Your "rule" as you call it is a bit detailed and specific. But the "rule" applies to pretty much all processors that use one stack for everything.
You should as a general rule move your stack pointer first to "allocate" the stack space you want, which is how you keep the next thing from trashing it. And then move it back to de-allocate.
In the case of ARM, likely the code you were linking. You have banked registers in the arm, one of the first chapters in the architectural reference manual (need to read that before analyzing or writing assembly language, esp the one picture on registers). The Exception modes as the picture describes all have their own stack pointer. So when for example an interrupt occurs, some other stack pointer is used to save state, so your data wont be clobbered.
User and System share a stack pointer, but that is so that kernel, etc code can have access without getting trapped in user mode. System is not used for exceptions so your code isnt going to just stop and switch states and clobber the stack.
Now ARM is like any other brand Ford for example. They make big trucks little trucks, SUV's, small cars, grandpa cars, etc. ARM has a wide array of processor cores. The cortex-m is suited for microcontrollers and other small tight spaces. It has one stack, when an exception occurs it saves state on the stack for you, clobbering your data. So the code you pointed out would be bad, granted why would you be using printf on a cortex-m?
Compilers can be configured to use or not use a second stack pointer, the x86 world is used to this idea (sp and bsp), but it is not required. For a (data) stack to be useful there needs to be a stack pointer and instructions for referencing into the used part of the stack, stack pointer relative addressing. On some platforms you can access the stack pointer and use another register (make a copy) to access the stack frame leaving the stack pointer free to roam about. With or without it is an incredibly bad idea to touch a stack pointer in inline assembly in general, you need to know your toolchain well and code like that would require constant maintenance, every new release of the compiler or every new system you compile that code on, you have to hand examine the produced output to insure your manipulation is safe. If you are going to that level why use inline asm and burn all those man hours (job security?) you would use asm and make something safe and reliable the first time. If you just want some more data for that function, just make a local variable, it changes the subtraction on the sp, done. No inline assembly required. If you have this desire to look past the end of the stack, use assembly not inline assembly. If you want to modify past the stack pointer or quickly allocate for some reason without using local variables then again use assembly and move the stack pointer on systems where you have to to avoid corruption of this data you are playing with.

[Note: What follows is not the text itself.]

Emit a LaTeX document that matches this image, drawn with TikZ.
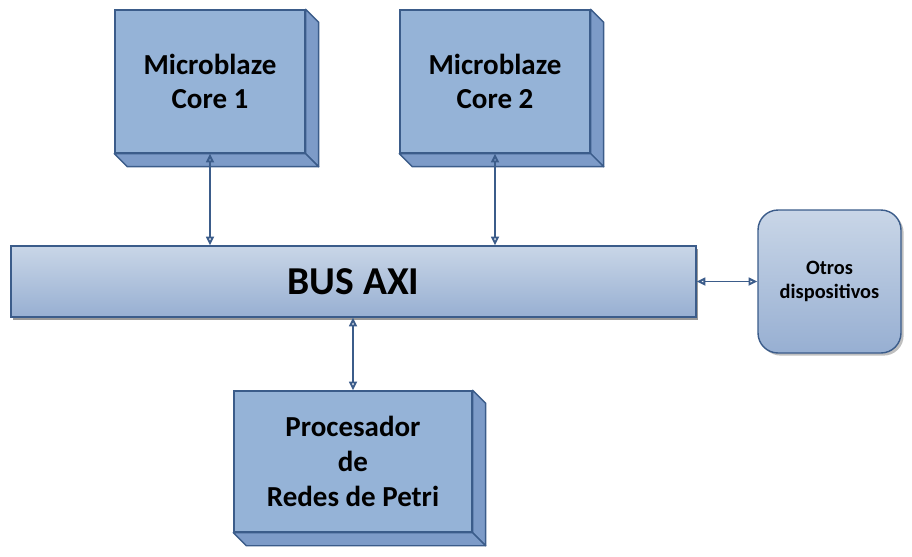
\documentclass[tikz,border=0pt]{standalone}
\usepackage{fontspec}
\setmainfont{Carlito}
\usetikzlibrary{arrows.meta}
\usetikzlibrary{calc,shadows}
\definecolor{caja}{HTML}{95B3D7}
\definecolor{lado}{HTML}{7D9BC8}
\definecolor{borde}{HTML}{3B5C8A}
\definecolor{arriba}{HTML}{C9D6E7}
\definecolor{abajo}{HTML}{97AFD2}
\tikzset{> = {Triangle[open,length=5pt,width=4.5pt]}}
\tikzset{
	bloque/.style={draw=borde, fill=caja, line width=.8pt, text=black, align=center, inner sep=0pt,
		font=\bfseries\fontsize{16.5}{19.8}\selectfont},
	cara/.style={fill=lado, draw=borde, line width=.8pt, line join=round},
	bus/.style={draw=borde, top color=arriba, bottom color=abajo, line width=.8pt, text=black, inner sep=0pt,
		font=\bfseries\fontsize{22.5}{27}\selectfont,
		drop shadow={shadow xshift=1pt, shadow yshift=-1.5pt, fill=black!40, opacity=1}},
	otro/.style={draw=borde, top color=arriba, bottom color=abajo, line width=.8pt, text=black, align=center,
		inner sep=0pt, rounded corners=.4cm, font=\bfseries\fontsize{11.6}{13.8}\selectfont,
		drop shadow={shadow xshift=1.5pt, shadow yshift=-1.5pt, fill=black!50, opacity=.5}},
	enlace/.style={<->, draw=borde, color=borde, line width=1.1pt}
}

\begin{document}
\begin{tikzpicture}[x=0.02cm, y=-0.02cm]
	\useasboundingbox (0,0) rectangle (912,556);
	% bloques con profundidad
	\node[bloque, minimum width=3.8cm, minimum height=2.86cm] (core1) at (210,81.5) {Microblaze\\Core 1};
	\node[bloque, minimum width=3.8cm, minimum height=2.86cm] (core2) at (495,81.5) {Microblaze\\Core 2};
	\node[bloque, minimum width=4.76cm, minimum height=2.82cm] (petri) at (353,461.5) {Procesador\\de\\Redes de Petri};
	\foreach \b in {core1,core2,petri}{
		\draw[cara] (\b.north east)--++(13,13)--($(\b.south east)+(13,13)$)--(\b.south east)--cycle;
		\draw[cara] (\b.south west)--++(13,13)--($(\b.south east)+(13,13)$)--(\b.south east)--cycle;
	}
	% bus y perifericos
	\node[bus, minimum width=13.7cm, minimum height=1.42cm] (axi) at (353.5,281.5) {BUS AXI};
	\node[otro, minimum width=2.86cm, minimum height=2.86cm] (otros) at (829.5,281.5) {Otros\\dispositivos};
	% conexiones
	\draw[enlace] (core1.south) -- (core1.south |- axi.north);
	\draw[enlace] (core2.south) -- (core2.south |- axi.north);
	\draw[enlace] (petri.north) -- (petri.north |- axi.south);
	\draw[enlace] (axi.east) -- (otros.west);
\end{tikzpicture}
\end{document}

Other than crashing the system it doesnt make much sense to mess with the stack pointer in inline assembly. Has nothing to do with arm or x86 or fill in the blank.
What they have done there is write the entire function in assembly using inline assembly. And that may just a case of their build system choices, you can feed assembly into the gnu C compiler (if using inline assembly you have to write compiler specific code anyway so you already know what compiler you are using) and produce an object just like you can with C. There are other ways they could have done that is the point that are not as ugly. Unfortunately it is not an uncommon sight to see that solution. If running on a not-cortex-m, that code is safe-ish as is, you cant add a function call in the middle of it as you will trash your data, they do move the stack pointer just before the call rather than up front like a normal solution. Would have to track down the author to ask the "why did they do that" question.